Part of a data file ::
□ □ □ □ □ □ □

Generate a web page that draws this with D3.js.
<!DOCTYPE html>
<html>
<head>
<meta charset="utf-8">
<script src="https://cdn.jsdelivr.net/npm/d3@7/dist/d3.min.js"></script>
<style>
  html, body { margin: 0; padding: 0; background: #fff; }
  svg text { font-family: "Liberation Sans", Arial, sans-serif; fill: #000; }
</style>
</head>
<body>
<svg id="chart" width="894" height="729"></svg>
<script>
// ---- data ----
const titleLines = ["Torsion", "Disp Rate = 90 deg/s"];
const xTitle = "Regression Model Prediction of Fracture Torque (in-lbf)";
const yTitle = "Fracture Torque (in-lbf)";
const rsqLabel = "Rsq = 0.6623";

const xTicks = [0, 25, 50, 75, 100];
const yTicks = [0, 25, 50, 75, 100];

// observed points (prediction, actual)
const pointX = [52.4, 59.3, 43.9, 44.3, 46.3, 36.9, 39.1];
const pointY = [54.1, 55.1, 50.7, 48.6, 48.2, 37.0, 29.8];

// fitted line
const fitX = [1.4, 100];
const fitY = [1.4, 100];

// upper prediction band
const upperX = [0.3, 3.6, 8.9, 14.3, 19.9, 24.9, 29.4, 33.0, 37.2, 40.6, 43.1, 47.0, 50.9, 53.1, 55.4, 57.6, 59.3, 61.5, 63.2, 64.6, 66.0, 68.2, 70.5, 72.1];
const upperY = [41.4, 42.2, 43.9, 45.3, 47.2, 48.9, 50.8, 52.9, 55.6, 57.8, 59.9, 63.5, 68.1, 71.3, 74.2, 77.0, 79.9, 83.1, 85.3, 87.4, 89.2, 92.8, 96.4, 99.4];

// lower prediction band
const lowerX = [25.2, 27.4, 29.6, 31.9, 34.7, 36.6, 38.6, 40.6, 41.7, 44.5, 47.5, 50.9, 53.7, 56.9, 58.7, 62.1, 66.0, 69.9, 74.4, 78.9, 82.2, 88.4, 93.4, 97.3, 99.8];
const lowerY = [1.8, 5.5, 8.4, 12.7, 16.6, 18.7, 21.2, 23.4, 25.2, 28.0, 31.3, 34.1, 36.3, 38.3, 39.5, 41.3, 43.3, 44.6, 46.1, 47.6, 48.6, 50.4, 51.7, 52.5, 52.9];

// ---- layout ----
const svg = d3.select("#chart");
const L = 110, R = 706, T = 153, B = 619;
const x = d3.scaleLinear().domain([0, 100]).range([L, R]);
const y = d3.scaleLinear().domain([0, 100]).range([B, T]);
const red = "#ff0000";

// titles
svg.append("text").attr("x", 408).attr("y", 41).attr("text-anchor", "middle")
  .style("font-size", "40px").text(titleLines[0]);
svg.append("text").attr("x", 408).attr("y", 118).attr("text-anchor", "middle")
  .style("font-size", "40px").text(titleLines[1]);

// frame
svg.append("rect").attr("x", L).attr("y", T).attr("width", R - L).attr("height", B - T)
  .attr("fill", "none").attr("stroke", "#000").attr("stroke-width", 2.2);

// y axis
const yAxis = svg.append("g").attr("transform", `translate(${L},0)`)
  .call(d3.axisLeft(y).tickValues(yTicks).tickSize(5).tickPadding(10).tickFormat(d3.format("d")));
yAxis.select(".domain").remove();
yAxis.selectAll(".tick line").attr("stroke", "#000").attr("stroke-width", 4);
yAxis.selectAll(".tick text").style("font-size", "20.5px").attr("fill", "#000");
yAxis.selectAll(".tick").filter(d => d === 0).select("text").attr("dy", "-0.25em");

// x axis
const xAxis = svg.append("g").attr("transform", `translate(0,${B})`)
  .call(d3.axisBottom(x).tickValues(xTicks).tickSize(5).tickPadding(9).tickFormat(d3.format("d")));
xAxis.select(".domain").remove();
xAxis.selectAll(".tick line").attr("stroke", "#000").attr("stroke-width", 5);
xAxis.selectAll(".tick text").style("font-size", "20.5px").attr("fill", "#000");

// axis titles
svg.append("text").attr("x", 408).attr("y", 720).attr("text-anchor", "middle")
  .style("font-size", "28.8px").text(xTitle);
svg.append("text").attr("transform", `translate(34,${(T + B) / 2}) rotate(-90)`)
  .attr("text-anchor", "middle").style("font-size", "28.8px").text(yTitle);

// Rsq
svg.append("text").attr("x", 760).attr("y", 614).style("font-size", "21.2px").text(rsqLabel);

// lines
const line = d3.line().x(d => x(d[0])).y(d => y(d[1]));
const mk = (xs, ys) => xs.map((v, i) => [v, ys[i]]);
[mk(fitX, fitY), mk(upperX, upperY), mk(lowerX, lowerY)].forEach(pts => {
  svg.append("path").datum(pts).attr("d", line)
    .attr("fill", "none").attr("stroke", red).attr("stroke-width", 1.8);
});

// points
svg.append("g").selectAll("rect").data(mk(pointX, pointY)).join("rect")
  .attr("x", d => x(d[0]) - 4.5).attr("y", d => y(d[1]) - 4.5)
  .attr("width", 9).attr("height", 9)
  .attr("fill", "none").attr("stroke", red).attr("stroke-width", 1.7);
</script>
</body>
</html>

□ □ □ □ □ □ □

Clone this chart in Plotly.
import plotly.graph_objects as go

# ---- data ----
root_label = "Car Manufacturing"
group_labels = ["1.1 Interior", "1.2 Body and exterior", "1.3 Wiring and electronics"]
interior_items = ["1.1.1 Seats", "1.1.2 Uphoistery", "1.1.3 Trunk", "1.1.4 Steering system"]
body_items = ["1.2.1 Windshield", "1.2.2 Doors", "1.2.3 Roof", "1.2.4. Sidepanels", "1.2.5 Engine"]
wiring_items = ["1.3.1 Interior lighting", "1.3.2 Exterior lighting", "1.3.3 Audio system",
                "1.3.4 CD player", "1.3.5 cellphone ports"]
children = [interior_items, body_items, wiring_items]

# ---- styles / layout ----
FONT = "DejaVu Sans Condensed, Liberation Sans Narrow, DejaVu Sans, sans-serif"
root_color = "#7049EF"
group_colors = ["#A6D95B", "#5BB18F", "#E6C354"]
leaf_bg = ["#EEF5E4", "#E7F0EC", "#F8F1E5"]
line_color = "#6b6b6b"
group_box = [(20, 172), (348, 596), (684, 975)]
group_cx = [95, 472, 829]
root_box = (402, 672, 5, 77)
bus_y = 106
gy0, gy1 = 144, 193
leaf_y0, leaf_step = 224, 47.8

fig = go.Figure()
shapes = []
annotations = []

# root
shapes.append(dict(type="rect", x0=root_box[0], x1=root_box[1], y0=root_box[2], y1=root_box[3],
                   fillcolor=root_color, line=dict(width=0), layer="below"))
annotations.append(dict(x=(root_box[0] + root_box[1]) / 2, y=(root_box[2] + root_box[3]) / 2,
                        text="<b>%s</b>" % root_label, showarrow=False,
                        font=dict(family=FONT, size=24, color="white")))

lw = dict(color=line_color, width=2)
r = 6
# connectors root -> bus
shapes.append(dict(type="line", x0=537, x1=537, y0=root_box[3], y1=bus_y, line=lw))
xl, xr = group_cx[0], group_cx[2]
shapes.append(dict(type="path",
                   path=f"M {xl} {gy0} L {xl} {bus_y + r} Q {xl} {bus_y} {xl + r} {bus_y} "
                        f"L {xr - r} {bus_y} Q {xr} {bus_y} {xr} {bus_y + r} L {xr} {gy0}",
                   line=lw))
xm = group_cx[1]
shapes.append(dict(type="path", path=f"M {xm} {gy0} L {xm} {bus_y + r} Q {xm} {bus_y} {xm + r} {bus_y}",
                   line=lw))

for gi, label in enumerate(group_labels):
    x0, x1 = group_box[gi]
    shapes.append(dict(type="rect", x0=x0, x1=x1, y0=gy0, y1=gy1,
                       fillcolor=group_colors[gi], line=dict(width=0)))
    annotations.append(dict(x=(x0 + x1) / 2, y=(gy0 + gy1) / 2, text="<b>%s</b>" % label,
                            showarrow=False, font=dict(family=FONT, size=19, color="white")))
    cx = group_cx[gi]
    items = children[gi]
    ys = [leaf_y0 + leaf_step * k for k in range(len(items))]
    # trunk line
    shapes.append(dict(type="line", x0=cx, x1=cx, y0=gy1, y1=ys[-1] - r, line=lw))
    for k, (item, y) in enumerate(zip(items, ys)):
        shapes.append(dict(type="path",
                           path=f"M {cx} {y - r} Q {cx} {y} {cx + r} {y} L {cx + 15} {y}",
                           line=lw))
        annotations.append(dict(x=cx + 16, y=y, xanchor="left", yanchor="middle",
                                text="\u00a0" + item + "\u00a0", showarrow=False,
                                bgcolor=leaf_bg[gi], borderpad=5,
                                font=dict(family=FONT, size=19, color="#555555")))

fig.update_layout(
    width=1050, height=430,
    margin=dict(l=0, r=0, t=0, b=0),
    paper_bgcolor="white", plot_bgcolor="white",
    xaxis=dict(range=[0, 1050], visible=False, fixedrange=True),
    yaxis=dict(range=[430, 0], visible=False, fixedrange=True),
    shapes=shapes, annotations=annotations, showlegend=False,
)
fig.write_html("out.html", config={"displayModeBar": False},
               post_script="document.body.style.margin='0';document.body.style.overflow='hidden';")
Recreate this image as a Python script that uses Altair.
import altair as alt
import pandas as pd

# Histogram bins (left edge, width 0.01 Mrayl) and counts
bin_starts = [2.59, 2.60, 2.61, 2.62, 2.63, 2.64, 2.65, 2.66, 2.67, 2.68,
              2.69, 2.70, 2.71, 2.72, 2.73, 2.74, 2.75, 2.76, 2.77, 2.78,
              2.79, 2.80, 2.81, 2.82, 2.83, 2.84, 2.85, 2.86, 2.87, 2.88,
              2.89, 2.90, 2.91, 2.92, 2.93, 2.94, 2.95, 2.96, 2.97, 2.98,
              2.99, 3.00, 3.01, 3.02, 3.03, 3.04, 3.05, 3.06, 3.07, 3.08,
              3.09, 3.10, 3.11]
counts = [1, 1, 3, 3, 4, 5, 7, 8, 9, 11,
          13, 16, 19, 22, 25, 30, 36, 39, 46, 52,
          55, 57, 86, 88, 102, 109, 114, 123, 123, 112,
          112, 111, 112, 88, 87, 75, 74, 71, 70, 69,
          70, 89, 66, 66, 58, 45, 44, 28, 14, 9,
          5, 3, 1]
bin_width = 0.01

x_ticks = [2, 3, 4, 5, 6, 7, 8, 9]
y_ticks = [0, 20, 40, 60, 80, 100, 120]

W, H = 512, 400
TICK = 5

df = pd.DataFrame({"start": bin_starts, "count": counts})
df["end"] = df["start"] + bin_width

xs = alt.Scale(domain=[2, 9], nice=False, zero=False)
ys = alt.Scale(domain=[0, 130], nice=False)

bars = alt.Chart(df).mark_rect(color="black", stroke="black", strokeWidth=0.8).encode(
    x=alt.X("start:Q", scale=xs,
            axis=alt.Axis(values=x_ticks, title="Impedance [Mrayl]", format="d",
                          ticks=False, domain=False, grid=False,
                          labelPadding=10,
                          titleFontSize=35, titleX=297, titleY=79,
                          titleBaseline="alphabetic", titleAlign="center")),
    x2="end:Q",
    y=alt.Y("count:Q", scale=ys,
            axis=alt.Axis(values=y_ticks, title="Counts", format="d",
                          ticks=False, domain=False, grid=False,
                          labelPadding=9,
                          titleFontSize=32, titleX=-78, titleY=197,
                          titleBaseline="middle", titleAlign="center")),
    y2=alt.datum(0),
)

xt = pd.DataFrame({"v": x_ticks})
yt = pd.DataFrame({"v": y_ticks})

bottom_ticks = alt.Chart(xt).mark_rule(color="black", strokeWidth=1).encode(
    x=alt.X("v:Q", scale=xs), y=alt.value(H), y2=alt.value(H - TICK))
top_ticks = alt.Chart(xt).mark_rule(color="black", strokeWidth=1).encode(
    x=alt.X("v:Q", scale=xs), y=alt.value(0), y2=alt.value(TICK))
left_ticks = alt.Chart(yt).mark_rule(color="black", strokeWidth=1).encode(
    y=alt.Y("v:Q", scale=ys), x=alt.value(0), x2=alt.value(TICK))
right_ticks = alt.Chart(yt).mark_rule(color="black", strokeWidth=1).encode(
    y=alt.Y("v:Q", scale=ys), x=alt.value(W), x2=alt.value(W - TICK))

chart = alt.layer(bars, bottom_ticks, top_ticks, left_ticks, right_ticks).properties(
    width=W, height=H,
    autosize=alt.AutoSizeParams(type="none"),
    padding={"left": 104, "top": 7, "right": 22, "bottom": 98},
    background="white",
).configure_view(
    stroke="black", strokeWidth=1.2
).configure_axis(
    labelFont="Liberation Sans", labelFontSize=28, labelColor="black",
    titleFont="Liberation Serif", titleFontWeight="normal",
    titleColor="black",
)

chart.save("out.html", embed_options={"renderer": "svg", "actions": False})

□ □ □ □ □ □ □

EXERCISE :: Starting at the line that contains "Generate a web" and stopping at the line that contains "const yTicks = [0, 25, 50, 75, 100];", transcribe the lines exactly; both boundary lines are to be included.

THE RESPONSE ::
Generate a web page that draws this with D3.js.
<!DOCTYPE html>
<html>
<head>
<meta charset="utf-8">
<script src="https://cdn.jsdelivr.net/npm/d3@7/dist/d3.min.js"></script>
<style>
  html, body { margin: 0; padding: 0; background: #fff; }
  svg text { font-family: "Liberation Sans", Arial, sans-serif; fill: #000; }
</style>
</head>
<body>
<svg id="chart" width="894" height="729"></svg>
<script>
// ---- data ----
const titleLines = ["Torsion", "Disp Rate = 90 deg/s"];
const xTitle = "Regression Model Prediction of Fracture Torque (in-lbf)";
const yTitle = "Fracture Torque (in-lbf)";
const rsqLabel = "Rsq = 0.6623";

const xTicks = [0, 25, 50, 75, 100];
const yTicks = [0, 25, 50, 75, 100];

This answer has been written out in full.